▶ [ENTRIES SHOWN]
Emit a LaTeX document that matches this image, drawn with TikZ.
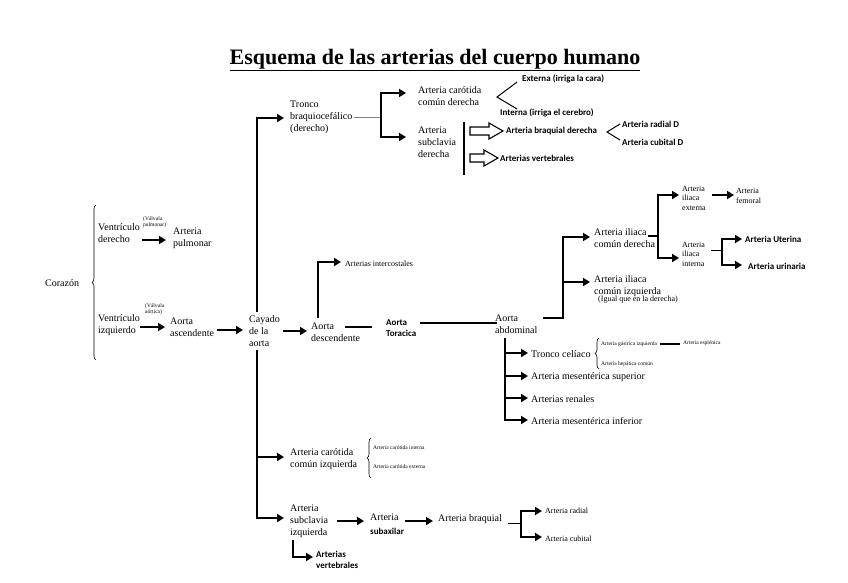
\documentclass[tikz,border=0pt]{standalone}
\usepackage{fontspec}
\setmainfont{Liberation Serif}
\newfontfamily\calfont{Carlito}
\usetikzlibrary{arrows.meta,decorations.pathreplacing}
\begin{document}
\begin{tikzpicture}[x=1pt,y=-1pt,
  t/.style={anchor=west,align=left,inner sep=0pt,font=\fontsize{10}{12}\selectfont},
  ts/.style={anchor=west,align=left,inner sep=0pt,font=\fontsize{8}{9.5}\selectfont},
  tt/.style={anchor=west,align=left,inner sep=0pt,font=\fontsize{5.5}{6.5}\selectfont},
  tb/.style={anchor=west,align=left,inner sep=0pt,font=\calfont\bfseries\fontsize{9}{11}\selectfont},
  ar/.style={line width=1.8pt,-{Triangle[length=7pt,width=8pt]}},
  ln/.style={line width=1.2pt},
  brc/.style={decorate,decoration={brace,amplitude=4pt},line width=0.6pt},
  hol/.style={line width=1.1pt,fill=white}]
\useasboundingbox (0,0) rectangle (848,583);
\node[inner sep=0pt,font=\bfseries\fontsize{22}{25}\selectfont] (title) at (435,60) {\underline{Esquema de las arterias del cuerpo humano}};
% heart
\node[t] (cor) at (45,283) {Corazón};
\draw[brc] (96,360) -- (96,205);
\node[t] (vd) at (98,233) {Ventrículo\\derecho};
\node[tt] (vp) at (143,222) {(Válvula\\pulmonar)};
\draw[ar] (142,240) -- (166,240);
\node[t] (ap) at (173,238) {Arteria\\pulmonar};
\node[t] (vi) at (98,325) {Ventrículo\\izquierdo};
\node[tt] (va) at (145,309) {(Válvula\\aórtica)};
\draw[ar] (140,327) -- (165,327);
\node[t] (aa) at (170,327) {Aorta\\ascendente};
\draw[ar] (217,330) -- (243,330);
\node[t] (cay) at (249,331) {Cayado\\de la\\aorta};
\draw[ar] (283,331) -- (307,331);
\node[t] (ad) at (311,332) {Aorta\\descendente};
\draw[ln] (345,327) -- (372,327);
\node[tb] (at) at (386,328) {Aorta\\Toracica};
\draw[ln] (420,323) -- (497,323);
\node[t] (ab) at (495,324) {Aorta\\abdominal};
% intercostales
\draw[ln] (318,318) -- (318,262);
\draw[ar] (317,262) -- (341,262);
\node[ts] (ic) at (345,264) {Arterias intercostales};
% cayado up
\draw[ln] (257,312) -- (257,117);
\draw[ar] (256,118) -- (284,118);
\node[t] (tb1) at (290,117) {Tronco\\braquiocefálico\\(derecho)};
\draw[line width=0.8pt,gray] (354,117) -- (381,117);
\draw[ln] (381,92) -- (381,137);
\draw[ar] (380,93) -- (406,93);
\draw[ar] (380,137) -- (406,137);
\node[t] (acd) at (418,96) {Arteria carótida\\común derecha};
\draw[line width=1pt] (517,82) -- (497,97) -- (517,109);
\node[tb] (ext) at (522,79) {Externa (irriga la cara)};
\node[tb] (int) at (500,113) {Interna (irriga el cerebro)};
\node[t] (asd) at (418,142) {Arteria\\subclavia\\derecha};
\draw[line width=1.5pt] (464,122) -- (464,175);
\draw[hol] (470,127) -- (489,127) -- (489,123) -- (503,131) -- (489,139) -- (489,135) -- (470,135) -- cycle;
\draw[hol] (470,154) -- (484,154) -- (484,150) -- (498,158) -- (484,166) -- (484,162) -- (470,162) -- cycle;
\node[tb] (abd) at (506,131) {Arteria braquial derecha};
\node[tb] (avd) at (500,158) {Arterias vertebrales};
\draw[line width=1pt] (620,124) -- (607,132) -- (620,140);
\node[tb] (ard) at (622,124) {Arteria radial D};
\node[tb] (acud) at (622,142) {Arteria cubital D};
% abdominal up
\draw[ln] (543,318) -- (563,318) -- (563,236);
\draw[ar] (562,237) -- (590,237);
\draw[ar] (562,282) -- (590,282);
\node[t] (aicd) at (594,238) {Arteria iliaca\\común derecha};
\node[t] (aici) at (594,286) {Arteria iliaca\\común izquierda};
\node[ts] (ig) at (598,300) {(Igual que en la derecha)};
\draw[ln] (648,236) -- (658,236);
\draw[ln] (658,194) -- (658,258);
\draw[ar] (657,195) -- (679,195);
\draw[ar] (657,258) -- (679,258);
\node[ts] (aie) at (682,198) {Arteria\\iliaca\\externa};
\draw[ar] (712,195) -- (734,195);
\node[ts] (af) at (736,196) {Arteria\\femoral};
\node[ts] (aii) at (682,254) {Arteria\\iliaca\\interna};
\draw[line width=1pt] (711,250) -- (722,250);
\draw[ln] (722,238) -- (722,265);
\draw[ar] (721,239) -- (742,239);
\draw[ar] (721,265) -- (742,265);
\node[tb] (au) at (745,239) {Arteria Uterina};
\node[tb] (aur) at (748,266) {Arteria urinaria};
% abdominal down
\draw[ln] (505,338) -- (505,420);
\foreach \y in {353,376,398,420} \draw[ar] (504,\y) -- (528,\y);
\node[t] (tc) at (531,354) {Tronco celíaco};
\node[t] (ams) at (531,377) {Arteria mesentérica superior};
\node[t] (ar) at (531,399) {Arterias renales};
\node[t] (ami) at (531,421) {Arteria mesentérica inferior};
\draw[brc] (599,369) -- (599,338);
\node[tt] (agi) at (601,344) {Arteria gástrica izquierda};
\draw[ln] (660,344) -- (680,344);
\node[tt] (ae) at (683,343) {Arteria esplénica};
\node[tt] (ahc) at (601,364) {Arteria hepática común};
% cayado down
\draw[ln] (257,350) -- (257,519);
\draw[ar] (256,457) -- (284,457);
\node[t] (aci) at (290,459) {Arteria carótida\\común izquierda};
\draw[brc] (371,478) -- (371,438);
\node[tt] (aci1) at (373,448) {Arteria carótida interna};
\node[tt] (aci2) at (373,467) {Arteria carótida externa};
\draw[ar] (256,518) -- (284,518);
\node[t] (asi) at (290,521) {Arteria\\subclavia\\izquierda};
\draw[ar] (337,521) -- (364,521);
\node[t] (asx) at (370,517) {Arteria};
\node[tb] (asx2) at (370,531) {subaxilar};
\draw[ar] (405,521) -- (433,521);
\node[t] (abq) at (438,519) {Arteria braquial};
\draw[line width=1pt] (508,523) -- (521,523);
\draw[ln] (521,510) -- (521,537);
\draw[ar] (520,511) -- (542,511);
\draw[ar] (520,537) -- (542,537);
\node[ts] (arr) at (545,511) {Arteria radial};
\node[ts] (arc) at (545,539) {Arteria cubital};
\draw[ln] (293,540) -- (293,557);
\draw[ar] (292,557) -- (313,557);
\node[tb] (avs) at (316,560) {Arterias\\vertebrales};
\end{tikzpicture}
\end{document}
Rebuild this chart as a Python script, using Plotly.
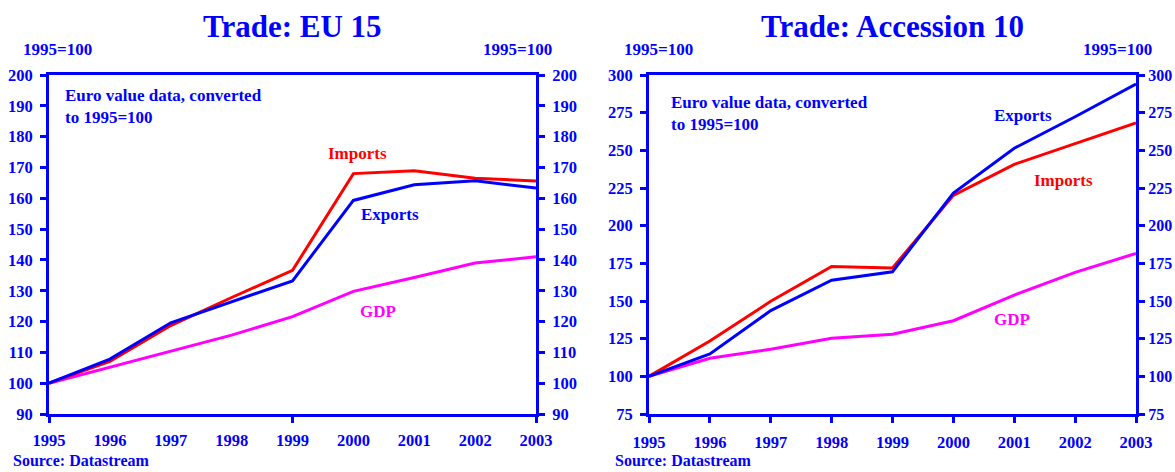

▶ [WHAT YOU NEED TO DO]
Repeat all of the records verbatim, leaving out the pictures.

▶ [ANSWER TO THIS EXERCISE]
Emit a LaTeX document that matches this image, drawn with TikZ.
\documentclass[tikz,border=0pt]{standalone}
\usepackage{fontspec}
\setmainfont{Liberation Serif}
\newfontfamily\calfont{Carlito}
\usetikzlibrary{arrows.meta,decorations.pathreplacing}
\begin{document}
\begin{tikzpicture}[x=1pt,y=-1pt,
  t/.style={anchor=west,align=left,inner sep=0pt,font=\fontsize{10}{12}\selectfont},
  ts/.style={anchor=west,align=left,inner sep=0pt,font=\fontsize{8}{9.5}\selectfont},
  tt/.style={anchor=west,align=left,inner sep=0pt,font=\fontsize{5.5}{6.5}\selectfont},
  tb/.style={anchor=west,align=left,inner sep=0pt,font=\calfont\bfseries\fontsize{9}{11}\selectfont},
  ar/.style={line width=1.8pt,-{Triangle[length=7pt,width=8pt]}},
  ln/.style={line width=1.2pt},
  brc/.style={decorate,decoration={brace,amplitude=4pt},line width=0.6pt},
  hol/.style={line width=1.1pt,fill=white}]
\useasboundingbox (0,0) rectangle (848,583);
\node[inner sep=0pt,font=\bfseries\fontsize{22}{25}\selectfont] (title) at (435,60) {\underline{Esquema de las arterias del cuerpo humano}};
% heart
\node[t] (cor) at (45,283) {Corazón};
\draw[brc] (96,360) -- (96,205);
\node[t] (vd) at (98,233) {Ventrículo\\derecho};
\node[tt] (vp) at (143,222) {(Válvula\\pulmonar)};
\draw[ar] (142,240) -- (166,240);
\node[t] (ap) at (173,238) {Arteria\\pulmonar};
\node[t] (vi) at (98,325) {Ventrículo\\izquierdo};
\node[tt] (va) at (145,309) {(Válvula\\aórtica)};
\draw[ar] (140,327) -- (165,327);
\node[t] (aa) at (170,327) {Aorta\\ascendente};
\draw[ar] (217,330) -- (243,330);
\node[t] (cay) at (249,331) {Cayado\\de la\\aorta};
\draw[ar] (283,331) -- (307,331);
\node[t] (ad) at (311,332) {Aorta\\descendente};
\draw[ln] (345,327) -- (372,327);
\node[tb] (at) at (386,328) {Aorta\\Toracica};
\draw[ln] (420,323) -- (497,323);
\node[t] (ab) at (495,324) {Aorta\\abdominal};
% intercostales
\draw[ln] (318,318) -- (318,262);
\draw[ar] (317,262) -- (341,262);
\node[ts] (ic) at (345,264) {Arterias intercostales};
% cayado up
\draw[ln] (257,312) -- (257,117);
\draw[ar] (256,118) -- (284,118);
\node[t] (tb1) at (290,117) {Tronco\\braquiocefálico\\(derecho)};
\draw[line width=0.8pt,gray] (354,117) -- (381,117);
\draw[ln] (381,92) -- (381,137);
\draw[ar] (380,93) -- (406,93);
\draw[ar] (380,137) -- (406,137);
\node[t] (acd) at (418,96) {Arteria carótida\\común derecha};
\draw[line width=1pt] (517,82) -- (497,97) -- (517,109);
\node[tb] (ext) at (522,79) {Externa (irriga la cara)};
\node[tb] (int) at (500,113) {Interna (irriga el cerebro)};
\node[t] (asd) at (418,142) {Arteria\\subclavia\\derecha};
\draw[line width=1.5pt] (464,122) -- (464,175);
\draw[hol] (470,127) -- (489,127) -- (489,123) -- (503,131) -- (489,139) -- (489,135) -- (470,135) -- cycle;
\draw[hol] (470,154) -- (484,154) -- (484,150) -- (498,158) -- (484,166) -- (484,162) -- (470,162) -- cycle;
\node[tb] (abd) at (506,131) {Arteria braquial derecha};
\node[tb] (avd) at (500,158) {Arterias vertebrales};
\draw[line width=1pt] (620,124) -- (607,132) -- (620,140);
\node[tb] (ard) at (622,124) {Arteria radial D};
\node[tb] (acud) at (622,142) {Arteria cubital D};
% abdominal up
\draw[ln] (543,318) -- (563,318) -- (563,236);
\draw[ar] (562,237) -- (590,237);
\draw[ar] (562,282) -- (590,282);
\node[t] (aicd) at (594,238) {Arteria iliaca\\común derecha};
\node[t] (aici) at (594,286) {Arteria iliaca\\común izquierda};
\node[ts] (ig) at (598,300) {(Igual que en la derecha)};
\draw[ln] (648,236) -- (658,236);
\draw[ln] (658,194) -- (658,258);
\draw[ar] (657,195) -- (679,195);
\draw[ar] (657,258) -- (679,258);
\node[ts] (aie) at (682,198) {Arteria\\iliaca\\externa};
\draw[ar] (712,195) -- (734,195);
\node[ts] (af) at (736,196) {Arteria\\femoral};
\node[ts] (aii) at (682,254) {Arteria\\iliaca\\interna};
\draw[line width=1pt] (711,250) -- (722,250);
\draw[ln] (722,238) -- (722,265);
\draw[ar] (721,239) -- (742,239);
\draw[ar] (721,265) -- (742,265);
\node[tb] (au) at (745,239) {Arteria Uterina};
\node[tb] (aur) at (748,266) {Arteria urinaria};
% abdominal down
\draw[ln] (505,338) -- (505,420);
\foreach \y in {353,376,398,420} \draw[ar] (504,\y) -- (528,\y);
\node[t] (tc) at (531,354) {Tronco celíaco};
\node[t] (ams) at (531,377) {Arteria mesentérica superior};
\node[t] (ar) at (531,399) {Arterias renales};
\node[t] (ami) at (531,421) {Arteria mesentérica inferior};
\draw[brc] (599,369) -- (599,338);
\node[tt] (agi) at (601,344) {Arteria gástrica izquierda};
\draw[ln] (660,344) -- (680,344);
\node[tt] (ae) at (683,343) {Arteria esplénica};
\node[tt] (ahc) at (601,364) {Arteria hepática común};
% cayado down
\draw[ln] (257,350) -- (257,519);
\draw[ar] (256,457) -- (284,457);
\node[t] (aci) at (290,459) {Arteria carótida\\común izquierda};
\draw[brc] (371,478) -- (371,438);
\node[tt] (aci1) at (373,448) {Arteria carótida interna};
\node[tt] (aci2) at (373,467) {Arteria carótida externa};
\draw[ar] (256,518) -- (284,518);
\node[t] (asi) at (290,521) {Arteria\\subclavia\\izquierda};
\draw[ar] (337,521) -- (364,521);
\node[t] (asx) at (370,517) {Arteria};
\node[tb] (asx2) at (370,531) {subaxilar};
\draw[ar] (405,521) -- (433,521);
\node[t] (abq) at (438,519) {Arteria braquial};
\draw[line width=1pt] (508,523) -- (521,523);
\draw[ln] (521,510) -- (521,537);
\draw[ar] (520,511) -- (542,511);
\draw[ar] (520,537) -- (542,537);
\node[ts] (arr) at (545,511) {Arteria radial};
\node[ts] (arc) at (545,539) {Arteria cubital};
\draw[ln] (293,540) -- (293,557);
\draw[ar] (292,557) -- (313,557);
\node[tb] (avs) at (316,560) {Arterias\\vertebrales};
\end{tikzpicture}
\end{document}
Rebuild this chart as a Python script, using Plotly.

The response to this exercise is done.